■ Directions for this task ■
Lines that hold the word "matplotlib" should be located and copied.

■ Recorded data ■
↓↓↓

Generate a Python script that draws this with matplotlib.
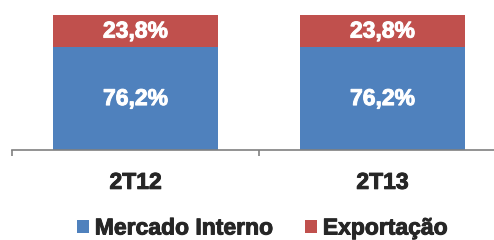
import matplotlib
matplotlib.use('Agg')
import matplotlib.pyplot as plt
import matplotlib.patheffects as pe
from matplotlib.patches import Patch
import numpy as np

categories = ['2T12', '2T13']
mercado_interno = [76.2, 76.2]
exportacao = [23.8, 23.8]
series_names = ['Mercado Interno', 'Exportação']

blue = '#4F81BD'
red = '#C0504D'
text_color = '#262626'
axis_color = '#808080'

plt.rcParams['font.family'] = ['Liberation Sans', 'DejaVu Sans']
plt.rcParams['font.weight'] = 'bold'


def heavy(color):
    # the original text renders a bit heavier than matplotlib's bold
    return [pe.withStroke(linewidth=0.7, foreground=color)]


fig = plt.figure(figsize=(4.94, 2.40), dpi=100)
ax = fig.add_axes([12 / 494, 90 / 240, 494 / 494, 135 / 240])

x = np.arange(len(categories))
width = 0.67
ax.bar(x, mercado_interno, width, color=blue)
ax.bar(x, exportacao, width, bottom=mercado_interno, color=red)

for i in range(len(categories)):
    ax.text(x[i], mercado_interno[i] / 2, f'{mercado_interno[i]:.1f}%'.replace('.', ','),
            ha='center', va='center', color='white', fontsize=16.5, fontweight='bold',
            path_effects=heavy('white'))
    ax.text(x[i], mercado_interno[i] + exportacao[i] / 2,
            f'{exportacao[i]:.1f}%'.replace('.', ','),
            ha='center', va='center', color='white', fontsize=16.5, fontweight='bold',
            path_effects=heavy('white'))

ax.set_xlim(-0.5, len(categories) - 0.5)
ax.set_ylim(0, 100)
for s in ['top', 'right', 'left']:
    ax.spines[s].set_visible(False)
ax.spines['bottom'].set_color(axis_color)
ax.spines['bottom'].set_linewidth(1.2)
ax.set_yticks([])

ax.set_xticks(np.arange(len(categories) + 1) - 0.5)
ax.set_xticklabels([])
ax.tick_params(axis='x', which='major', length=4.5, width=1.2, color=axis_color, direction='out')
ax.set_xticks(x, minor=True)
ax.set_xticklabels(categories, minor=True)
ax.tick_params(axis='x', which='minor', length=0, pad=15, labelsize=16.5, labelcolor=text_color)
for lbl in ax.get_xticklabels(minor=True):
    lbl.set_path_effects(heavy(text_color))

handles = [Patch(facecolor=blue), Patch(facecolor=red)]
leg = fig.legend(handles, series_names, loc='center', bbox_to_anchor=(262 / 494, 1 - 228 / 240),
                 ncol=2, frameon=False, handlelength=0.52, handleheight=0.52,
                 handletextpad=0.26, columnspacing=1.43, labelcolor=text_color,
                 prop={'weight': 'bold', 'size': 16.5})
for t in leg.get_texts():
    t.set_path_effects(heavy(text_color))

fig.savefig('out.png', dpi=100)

↑↑↑

■ Correct result ■
Generate a Python script that draws this with matplotlib.
import matplotlib
matplotlib.use('Agg')
import matplotlib.pyplot as plt
import matplotlib.patheffects as pe
from matplotlib.patches import Patch
    # the original text renders a bit heavier than matplotlib's bold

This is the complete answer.